After reading ‘Steps to Freedom in Christ’ by Dr Neil Anderson and ‘Drawing Near’ by John Bevere. My major breakthrough came at a point in time when I was completely broken and desperate for God to do something radical in my life. It came during one of my ministry times.

That morning I awoke expectant for the first time ever and knew something in my life was about to change. During the worship I surrendered all my mind, will and emotions to God. He answered my prayer to my surprise and thus a kind of volcano of emotions erupted which I will never forget. I experienced God’s healing touch of my crushed and wounded spirit in an indescribable way. When God moves and speaks awesome things happen and your life is changed forever.

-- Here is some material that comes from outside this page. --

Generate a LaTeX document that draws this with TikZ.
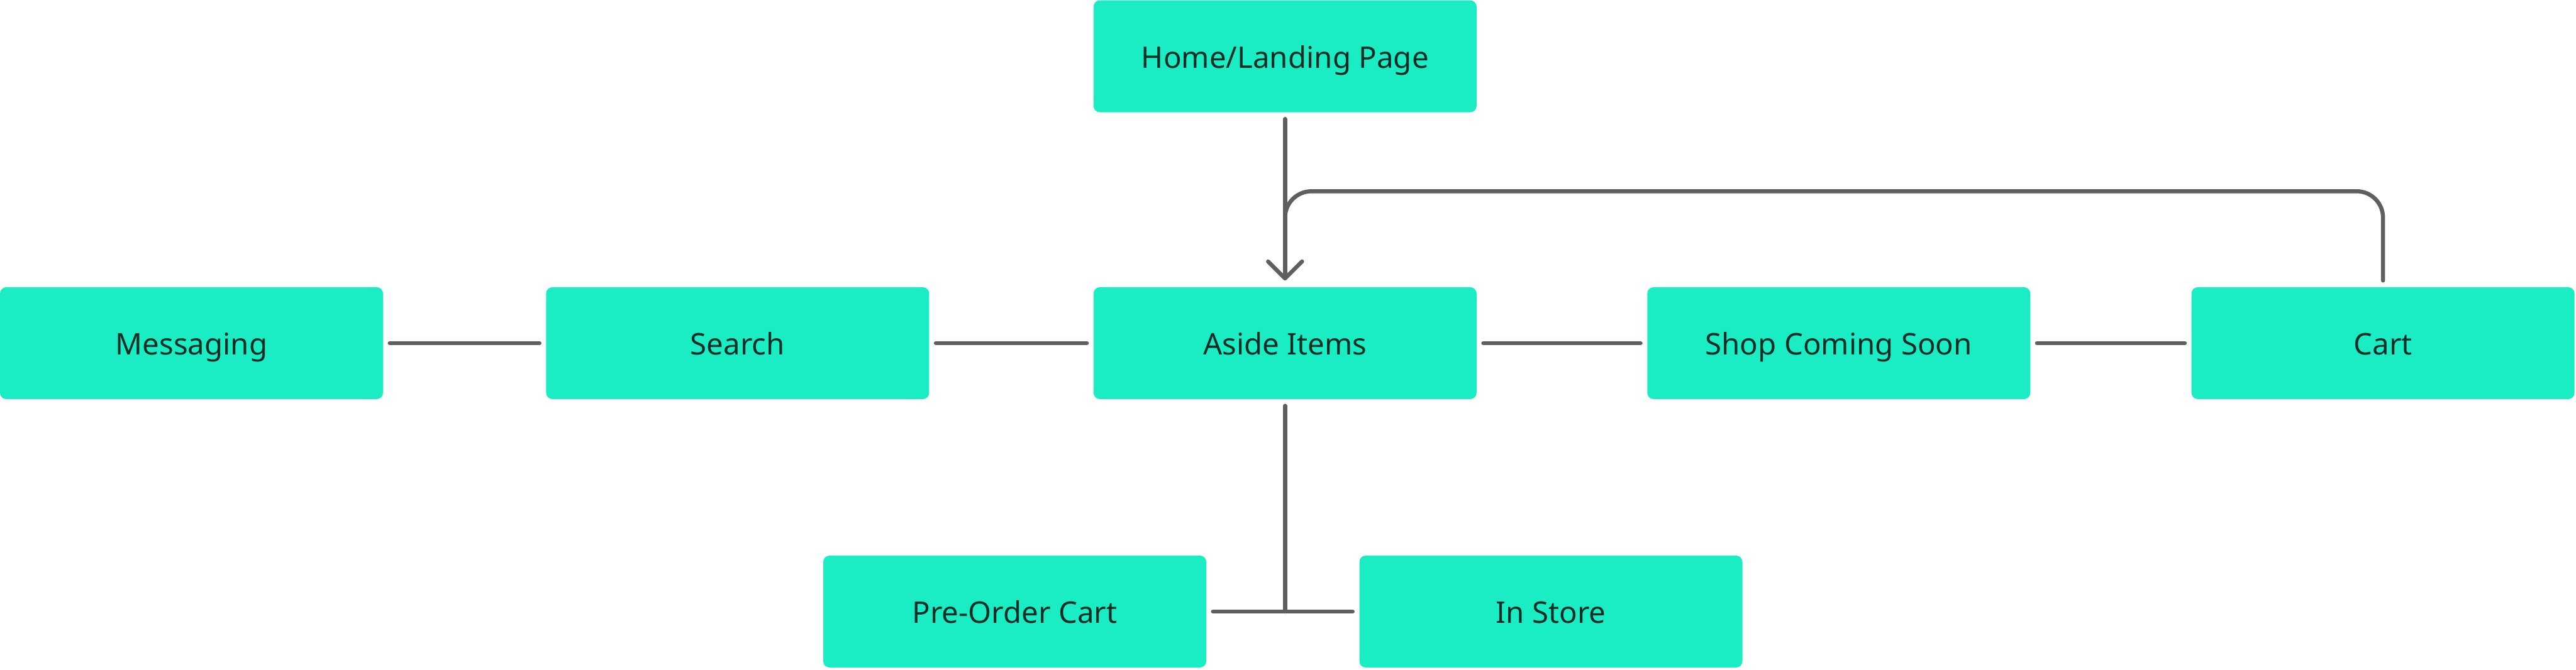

This was the first of many ministry times where God would take me by the hand and walk me through my healing. Removing condemnation, anger, fear and rejection and by His grace replacing with strength, endurance, peace, contentment, love, joy, nurture, acceptance, belonging and the Father Heart of God. Life would never be the same again with God in the driving seat!

Now God has brought me and my wife Rebekah to this Church to support, encourage and counsel others. Helping people to find the hope, healing and freedom we have experienced in Jesus. Will you trust Him? He is faithful.”

Rebekah

“I want to share an experience with you. It’s as real and as honest as I can make it, it’s about my life!
I want to start by reading you a list of words that pretty much describe my life in past days:
Despised, rejected, sadness, grieved, troubled, wounded, crushed, oppressed and ridiculed.
I wonder how many of you can relate with these words?
When we can relate to a situation or somebody, we find comfort and understanding. We search to ‘fit in’, to be normal, for identity, to answer the question ‘who am I?’ The searching is part of being human, but where we search for identity causes problems.
For me I searched in, education and achievement, sexual relationships, money and possessions, even fitness and sport. Perhaps you search at the bottom of a pint glass, at the end of a tab or from the end of a syringe?
The reality is, no matter what our background, where we are brought up, we all experience some if not all of the pain of those words I read earlier, either through things we’ve done in our lives or things done to us.
Now let me tell you some good news.
That list of words was also used to describe the life experience of one special man- Jesus Christ.
You may know this name as only a swear word, or perceive an image of some guy in a white nighty hanging in some stain glass window! But this man can relate to your situation 100%.
For God so loved you that he chose to become human and live life on this world, experiencing the pain of those words, so you can relate to him. The only difference is, He never caved in on his identity, He was sure of who He was, He made no mistakes.
Several years ago, I chose to relate to Jesus Christ for my identity and my purpose. It’s not been an easy ride, but Jesus’ choice has broken the power of those words over my life, and He wants to do the same for you, but you too have a choice whether or not to accept Him.”